Institutional investors are backing this strategy as well:

G.E. is not alone in backing renewables, of course. In November, Goldman Sachs committed to investing $1 billion in renewable energy, and it is already "well on its way" to achieving that, according to Lucas van Praag, a Goldman spokesman.

J. P. Morgan Chase , too, has said it will invest more than $250 million in wind-energy projects. And venture capitalists have for some time been investing in smaller renewable energy projects and technologies.


Cramer had an alternative stock suggestion back on January 20th. Here's the Mad Money recap:

Chasing Windmills
General Electric (GE:NYSE) , the parent company of CNBC, which airs "Mad Money," reported earnings Friday. While Cramer wouldn't say whether the conglomerate is a buy or a sell, he did say that its performance could indicate which sectors warranted a closer look.

Wind power was one of the most exciting things happening at GE in the latest quarter, he said. So for a wind power play, Cramer suggested taking a look at Zoltek (ZOLT:Nasdaq) , a stock recommended to him by Will Gabrielski, co-author of TheStreet.com Stocks Under $10 newsletter.

Zoltek is not strictly speaking a wind power company, but it makes carbon fibers used to reinforce windmill blades, Cramer said. It supplies its products to Spanish and Danish wind power companies, and it doesn't really have any competition, he added.

If Zoltek were the best play on wind power on earth and everyone thought so, the stock would be expensive, Cramer said, but right now no one knows about it and it's near its 52-week low.

There is some risk here because the company issues warrants, which Cramer said is not the best way to raise money. But it's a well-positioned wind power play.

So while he was excited about Zoltek, he cautioned viewers to use limit orders if they want to buy it because it is such a small stock.
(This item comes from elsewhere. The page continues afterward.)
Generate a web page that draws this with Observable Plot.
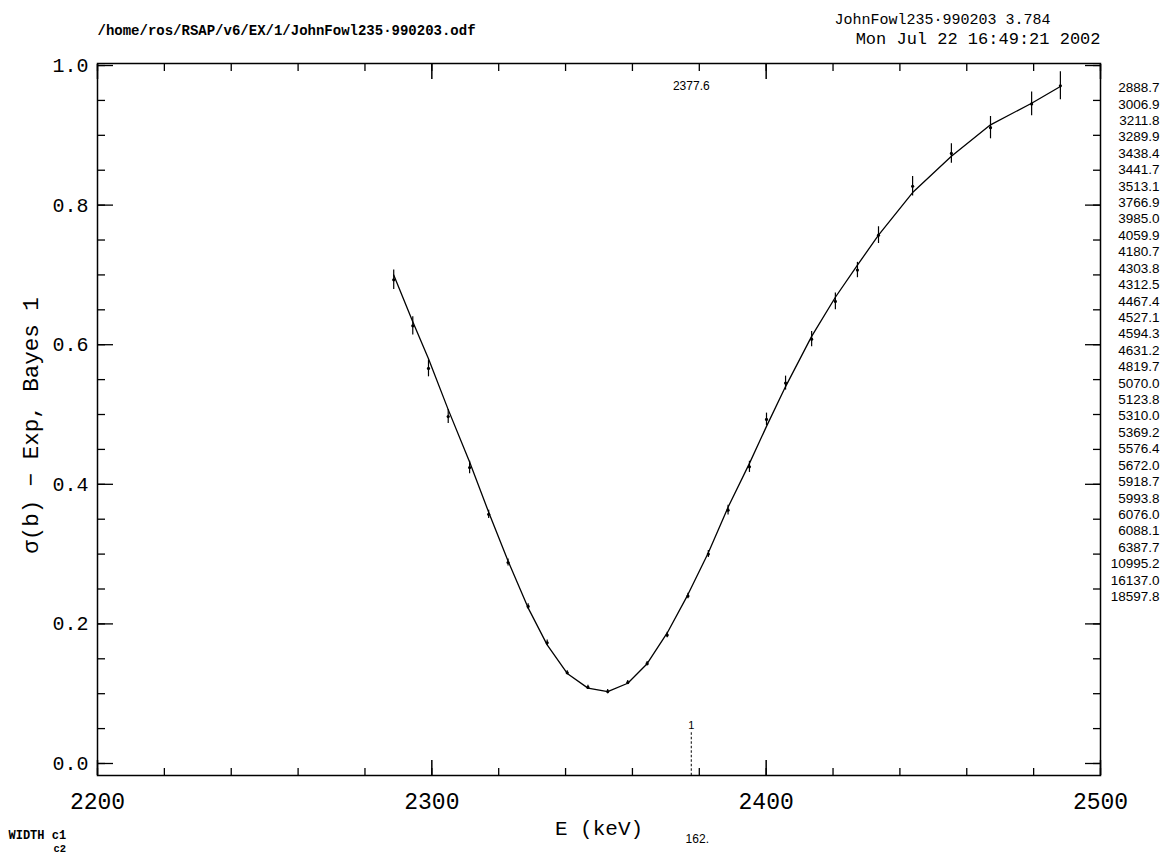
<!DOCTYPE html>
<html><head><meta charset="utf-8">
<script src="https://cdn.jsdelivr.net/npm/d3@7"></script>
<script src="https://cdn.jsdelivr.net/npm/@observablehq/plot@0.6"></script>
<style>body{margin:0;background:#fff}</style>
</head><body><div id="chart"></div>
<script>
// ---- data ----
const energy   = [2288.6,2294.3,2299.0,2304.9,2311.3,2317.0,2322.8,2328.8,2334.5,2340.5,2346.7,2352.6,2358.6,2364.4,2370.4,2376.6,2382.7,2388.6,2395.0,2400.1,2405.8,2413.6,2420.7,2427.3,2433.6,2443.8,2455.4,2467.1,2479.4,2488.0];
const sigma    = [0.693,0.627,0.566,0.497,0.424,0.357,0.288,0.225,0.173,0.130,0.109,0.103,0.116,0.143,0.184,0.240,0.300,0.363,0.425,0.493,0.545,0.608,0.662,0.707,0.757,0.827,0.874,0.911,0.945,0.971];
const sigmaErr = [0.014,0.013,0.012,0.010,0.009,0.006,0.005,0.004,0.004,0.003,0.003,0.003,0.003,0.003,0.004,0.004,0.005,0.007,0.008,0.009,0.010,0.011,0.012,0.011,0.012,0.014,0.014,0.016,0.017,0.020];
const fitValue = [0.700,0.633,0.580,0.507,0.432,0.360,0.290,0.223,0.170,0.129,0.108,0.103,0.115,0.143,0.187,0.242,0.302,0.367,0.430,0.483,0.540,0.612,0.668,0.714,0.757,0.818,0.870,0.915,0.946,0.970];
const xMajorTicks = [2200,2300,2400,2500];
const xMinorTicks = [2200,2220,2240,2260,2280,2300,2320,2340,2360,2380,2400,2420,2440,2460,2480,2500];
const yMajorTicks = [0,0.2,0.4,0.6,0.8,1.0];
const yMinorTicks = [0,0.05,0.1,0.15,0.2,0.25,0.3,0.35,0.4,0.45,0.5,0.55,0.6,0.65,0.7,0.75,0.8,0.85,0.9,0.95,1.0];
const rightList = ["2888.7","3006.9","3211.8","3289.9","3438.4","3441.7","3513.1","3766.9","3985.0","4059.9","4180.7","4303.8","4312.5","4467.4","4527.1","4594.3","4631.2","4819.7","5070.0","5123.8","5310.0","5369.2","5576.4","5672.0","5918.7","5993.8","6076.0","6088.1","6387.7","10995.2","16137.0","18597.8"];
const markerEnergy = 2377.6;
const markerTop = 0.044;
const yDomain = [-0.0172, 1.0029];
const xDomain = [2200, 2500];
const headerLeft = "/home/ros/RSAP/v6/EX/1/JohnFowl235\u00b7990203.odf";
const headerRight1 = "JohnFowl235\u00b7990203 3.784";
const headerRight2 = "Mon Jul 22 16:49:21 2002";
const xLabel = "E (keV)";
const yLabel = "\u03c3(b) \u2212 Exp, Bayes 1";

const rows = energy.map((e, i) => ({e, s: sigma[i], lo: sigma[i] - sigmaErr[i], hi: sigma[i] + sigmaErr[i], f: fitValue[i]}));

const mono = "'Liberation Mono', 'DejaVu Sans Mono', monospace";
const sans = "'Liberation Sans', Arial, sans-serif";

const plot = Plot.plot({
  width: 1160, height: 856,
  marginLeft: 97, marginRight: 60, marginTop: 63, marginBottom: 81,
  style: {background: "white", color: "black", fontFamily: mono},
  x: {domain: xDomain},
  y: {domain: yDomain},
  marks: [
    // minor ticks (inward)
    Plot.axisX({anchor: "bottom", ticks: xMinorTicks, tickSize: 7, dy: -7, fill: "none", label: null, strokeWidth: 1.3}),
    Plot.axisX({anchor: "top", ticks: xMinorTicks, tickSize: 7, dy: 7, fill: "none", label: null, strokeWidth: 1.3}),
    Plot.axisY({anchor: "left", ticks: yMinorTicks, tickSize: 8, dx: 8, fill: "none", label: null, strokeWidth: 1.3}),
    Plot.axisY({anchor: "right", ticks: yMinorTicks, tickSize: 8, dx: -8, fill: "none", label: null, strokeWidth: 1.3}),
    // major ticks (inward)
    Plot.axisX({anchor: "bottom", ticks: xMajorTicks, tickSize: 15, dy: -15, fill: "none", label: null, strokeWidth: 1.5}),
    Plot.axisX({anchor: "top", ticks: xMajorTicks, tickSize: 15, dy: 15, fill: "none", label: null, strokeWidth: 1.5}),
    Plot.axisY({anchor: "left", ticks: yMajorTicks, tickSize: 16, dx: 16, fill: "none", label: null, strokeWidth: 1.3}),
    Plot.axisY({anchor: "right", ticks: yMajorTicks, tickSize: 16, dx: -16, fill: "none", label: null, strokeWidth: 1.3}),
    // tick labels
    Plot.axisX({anchor: "bottom", ticks: xMajorTicks, tickSize: 0, tickPadding: 17, fontSize: 23, label: null, tickFormat: d => String(d)}),
    Plot.axisY({anchor: "left", ticks: yMajorTicks, tickSize: 0, tickPadding: 9, fontSize: 20, label: null, tickFormat: d3.format(".1f")}),
    Plot.frame({stroke: "black", strokeWidth: 1.5}),
    // data
    Plot.ruleX(rows, {x: "e", y1: "lo", y2: "hi", stroke: "black", strokeWidth: 1.2}),
    Plot.line(rows, {x: "e", y: "f", stroke: "black", strokeWidth: 1.3}),
    Plot.dot(rows, {x: "e", y: "s", r: 1.6, fill: "black", stroke: "none"}),
    // marker
    Plot.ruleX([markerEnergy], {x: d => d, y1: markerTop, y2: yDomain[0], stroke: "black", strokeWidth: 1, strokeDasharray: "2.5,2"}),
    Plot.text([markerEnergy], {x: d => d, y: markerTop, dy: -7, text: () => "1", fontSize: 11, fontFamily: sans}),
    Plot.text([markerEnergy], {x: d => d, frameAnchor: "top", dy: 23, lineAnchor: "middle", text: d => d.toFixed(1), fontSize: 12, fontFamily: sans}),
    Plot.text(["162."], {x: () => markerEnergy, frameAnchor: "bottom", dx: 6, dy: 64, lineAnchor: "middle", text: d => d, fontSize: 12, fontFamily: sans}),
    // axis titles
    Plot.text([xLabel], {frameAnchor: "bottom", dy: 53, lineAnchor: "middle", text: d => d, fontSize: 21}),
    Plot.text([yLabel], {frameAnchor: "left", dx: -67, dy: 6, rotate: -90, textAnchor: "middle", lineAnchor: "middle", text: d => d, fontSize: 22.5}),
    // headers
    Plot.text([headerLeft], {frameAnchor: "top-left", dy: -33, textAnchor: "start", lineAnchor: "middle", text: d => d, fontSize: 14, fontWeight: "bold"}),
    Plot.text([headerRight1], {frameAnchor: "top-right", dx: -50, dy: -44, textAnchor: "end", lineAnchor: "middle", text: d => d, fontSize: 15}),
    Plot.text([headerRight2], {frameAnchor: "top-right", dx: 0, dy: -25, textAnchor: "end", lineAnchor: "middle", text: d => d, fontSize: 17}),
    // right list
    Plot.text([rightList.join("\n")], {frameAnchor: "top-right", dx: 59, dy: 17, textAnchor: "end", lineAnchor: "top", lineHeight: 1.216, fontSize: 13.5, fontFamily: sans, text: d => d}),
    // bottom-left caption
    Plot.text(["WIDTH c1"], {frameAnchor: "bottom-left", dx: -89, dy: 60, textAnchor: "start", lineAnchor: "middle", text: d => d, fontSize: 12, fontWeight: "bold"}),
    Plot.text(["c2"], {frameAnchor: "bottom-left", dx: -44, dy: 73, textAnchor: "start", lineAnchor: "middle", text: d => d, fontSize: 10.5, fontWeight: "bold"})
  ]
});
document.getElementById("chart").appendChild(plot);
</script>
</body></html>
Zoltek (ZOLT) is trading at around $14.70 right now, up 4% for the day, and up about 40% since Cramer's mention. Talk about the wind blowing this stock up. ZOLT is not profitable, with a large and growing negative free cash flow. But who cares about that--this is a momentum play based on windmill write-ups in the Times, an off-note portion of the State of the Union delivered by our former-oil-man President, and attention by James J. Cramer.

As you would expect, Morningstar has not rated ZOLT.

GE gets 4 stars and a fair value of $38 from Morningstar. GE currently trades at around $33.35, with a 2.72% yield, near its 52-week low. It's a classic mega-cap multinational that seems to be trading right now at a bit of a discount.

ZOLT could jolt one's portfolio. I personally wouldn't even consider ZOLT as a speculative play until it pulls back considerably. GE looks like the staid, safe investment it is. If the Times article is correct, GE is a long-term alternative energy play that is priced right, right now.